Transcribe the listing verbatim. Do not carry over any pictures.

INFORMATION SUPPLIED:
⁂
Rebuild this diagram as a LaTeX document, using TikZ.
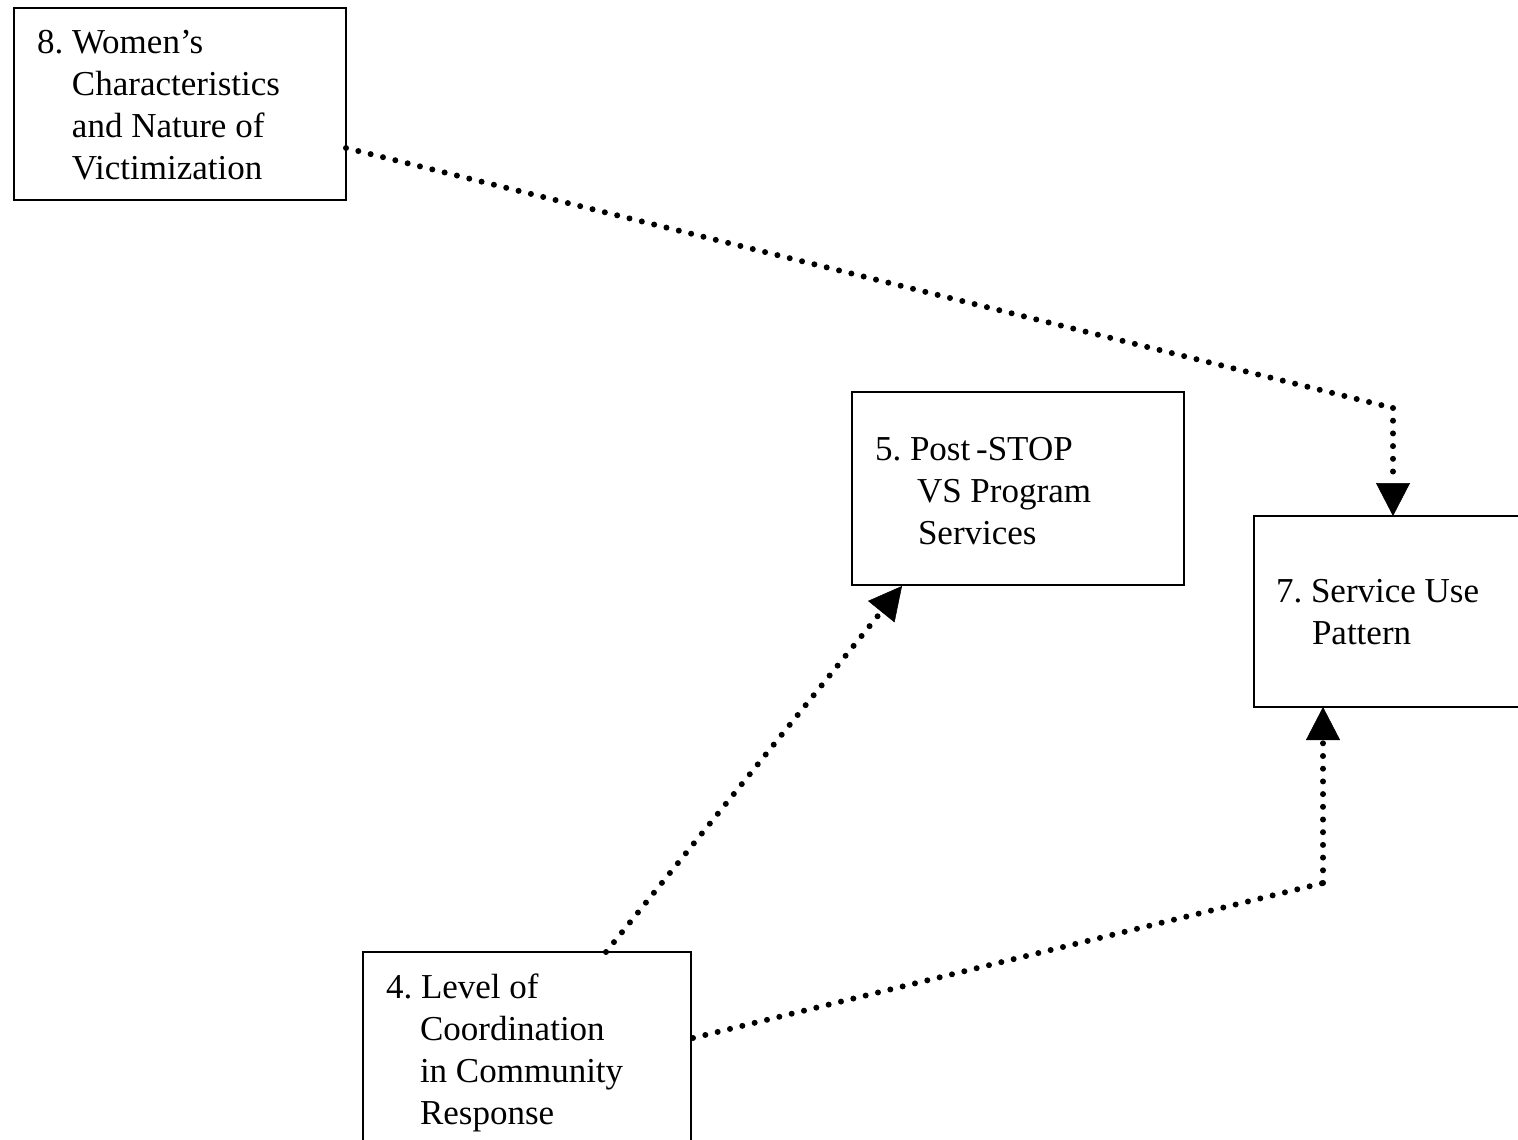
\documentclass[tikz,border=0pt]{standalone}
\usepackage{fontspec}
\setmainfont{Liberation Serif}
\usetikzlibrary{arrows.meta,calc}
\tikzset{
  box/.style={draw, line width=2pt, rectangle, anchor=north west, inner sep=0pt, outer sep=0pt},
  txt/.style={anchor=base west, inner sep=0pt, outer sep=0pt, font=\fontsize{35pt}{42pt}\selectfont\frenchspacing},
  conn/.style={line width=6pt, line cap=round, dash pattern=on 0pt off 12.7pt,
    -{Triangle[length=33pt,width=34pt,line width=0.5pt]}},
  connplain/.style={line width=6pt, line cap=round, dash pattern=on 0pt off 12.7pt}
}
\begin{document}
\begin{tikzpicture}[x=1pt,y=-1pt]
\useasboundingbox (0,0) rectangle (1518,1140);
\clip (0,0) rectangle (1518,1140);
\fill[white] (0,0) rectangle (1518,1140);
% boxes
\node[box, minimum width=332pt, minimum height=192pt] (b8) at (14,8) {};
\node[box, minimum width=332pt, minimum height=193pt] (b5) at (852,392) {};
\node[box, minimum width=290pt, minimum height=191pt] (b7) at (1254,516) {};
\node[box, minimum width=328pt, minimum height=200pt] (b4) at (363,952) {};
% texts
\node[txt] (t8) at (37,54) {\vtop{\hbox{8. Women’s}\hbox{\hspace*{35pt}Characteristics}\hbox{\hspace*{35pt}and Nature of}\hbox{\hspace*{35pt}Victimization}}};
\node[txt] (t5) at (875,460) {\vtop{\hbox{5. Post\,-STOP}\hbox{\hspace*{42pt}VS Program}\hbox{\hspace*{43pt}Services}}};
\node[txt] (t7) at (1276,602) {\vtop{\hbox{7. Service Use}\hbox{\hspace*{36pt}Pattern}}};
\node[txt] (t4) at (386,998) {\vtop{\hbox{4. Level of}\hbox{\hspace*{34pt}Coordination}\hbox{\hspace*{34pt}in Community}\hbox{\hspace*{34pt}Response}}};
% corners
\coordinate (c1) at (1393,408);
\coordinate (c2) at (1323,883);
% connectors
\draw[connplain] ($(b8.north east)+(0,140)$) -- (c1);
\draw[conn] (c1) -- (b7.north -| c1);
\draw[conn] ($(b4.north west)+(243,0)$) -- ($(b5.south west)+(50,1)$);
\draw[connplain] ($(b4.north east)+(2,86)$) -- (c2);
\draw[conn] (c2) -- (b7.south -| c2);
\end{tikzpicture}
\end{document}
⁂
SOLUTION BELOW:
Rebuild this diagram as a LaTeX document, using TikZ.
\documentclass[tikz,border=0pt]{standalone}
\usepackage{fontspec}
\setmainfont{Liberation Serif}
\usetikzlibrary{arrows.meta,calc}
\tikzset{
  box/.style={draw, line width=2pt, rectangle, anchor=north west, inner sep=0pt, outer sep=0pt},
  txt/.style={anchor=base west, inner sep=0pt, outer sep=0pt, font=\fontsize{35pt}{42pt}\selectfont\frenchspacing},
  conn/.style={line width=6pt, line cap=round, dash pattern=on 0pt off 12.7pt,
    -{Triangle[length=33pt,width=34pt,line width=0.5pt]}},
  connplain/.style={line width=6pt, line cap=round, dash pattern=on 0pt off 12.7pt}
}
\begin{document}
\begin{tikzpicture}[x=1pt,y=-1pt]
\useasboundingbox (0,0) rectangle (1518,1140);
\clip (0,0) rectangle (1518,1140);
\fill[white] (0,0) rectangle (1518,1140);
% boxes
\node[box, minimum width=332pt, minimum height=192pt] (b8) at (14,8) {};
\node[box, minimum width=332pt, minimum height=193pt] (b5) at (852,392) {};
\node[box, minimum width=290pt, minimum height=191pt] (b7) at (1254,516) {};
\node[box, minimum width=328pt, minimum height=200pt] (b4) at (363,952) {};
% texts
\node[txt] (t8) at (37,54) {\vtop{\hbox{8. Women’s}\hbox{\hspace*{35pt}Characteristics}\hbox{\hspace*{35pt}and Nature of}\hbox{\hspace*{35pt}Victimization}}};
\node[txt] (t5) at (875,460) {\vtop{\hbox{5. Post\,-STOP}\hbox{\hspace*{42pt}VS Program}\hbox{\hspace*{43pt}Services}}};
\node[txt] (t7) at (1276,602) {\vtop{\hbox{7. Service Use}\hbox{\hspace*{36pt}Pattern}}};
\node[txt] (t4) at (386,998) {\vtop{\hbox{4. Level of}\hbox{\hspace*{34pt}Coordination}\hbox{\hspace*{34pt}in Community}\hbox{\hspace*{34pt}Response}}};
% corners
\coordinate (c1) at (1393,408);
\coordinate (c2) at (1323,883);
% connectors
\draw[connplain] ($(b8.north east)+(0,140)$) -- (c1);
\draw[conn] (c1) -- (b7.north -| c1);
\draw[conn] ($(b4.north west)+(243,0)$) -- ($(b5.south west)+(50,1)$);
\draw[connplain] ($(b4.north east)+(2,86)$) -- (c2);
\draw[conn] (c2) -- (b7.south -| c2);
\end{tikzpicture}
\end{document}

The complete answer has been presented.